Penaluna devoted her graduate education to researching women philosophers generally ignored by Western philosophy’s canon. How to Think Like a Woman incorporates this research, sharing the histories and ideas of several women philosophers, including Mary Astell, Damaris Masham, Mary Wollstonecraft, and Catharine Cockburn. Their stories are intertwined with Penaluna’s memoir of how these remarkable women became her role models for overcoming the wounds of patriarchy.
I found myself thinking of the radical wisdom of the late antipsychiatry scholar Bonnie Burstow who advocated that “trauma work move more in the direction of critical adult education, with counselor and clients co-exploring the traumatizing and oppressive situations and structures together and clients taking up real tasks.” In Penaluna’s case, her “counselors” included some of the world’s greatest women thinkers and her “real task” is sharing openly about the consequences of sexism in education and the impact that a lack of intellectual community has for defining oneself as a scholar. She writes:
“My intellect wasn’t shaped in the glory of transcendent questions but rather in response to the insidious systems of oppression. In this sense, I am a woman thinker.”

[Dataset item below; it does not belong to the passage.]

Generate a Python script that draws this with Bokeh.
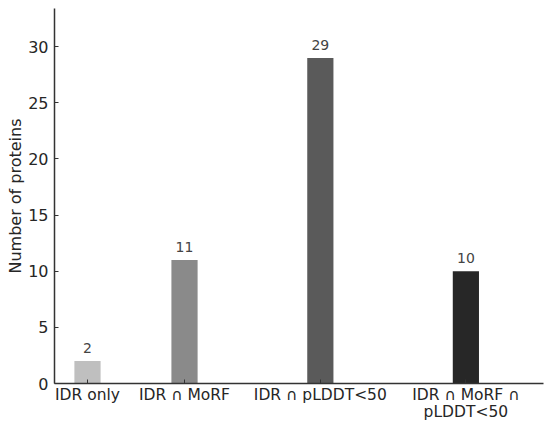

Near the end of her book, Penaluna mentions Christine de Pizan who lived during the fourteenth century and wrote a novel, The Book of the City of Ladies. In this novel, de Pizan includes a fictional Christine who reads a book chronicling the sexist ideas of poets and philosophers. For fictional Christine, “a great unhappiness and sadness welled up in my heart, for I detested myself and the entire feminine sex, as though we were monstrosities in nature.” She is then visited by the ghost of Lady Reason who tells her to write her own book, which, like a city, “will be a populated place, an intellectual refuge where women can visit … and be inspired by other women’s examples, so they will never again forget themselves in the sea of men’s disparaging words.” How to Think Like a Woman is such a metropolis, recounting the lives of numerous inspirational women — including Penaluna — revealing the resilience, if not exhilaration, that can emerge when oppression is resisted and challenged.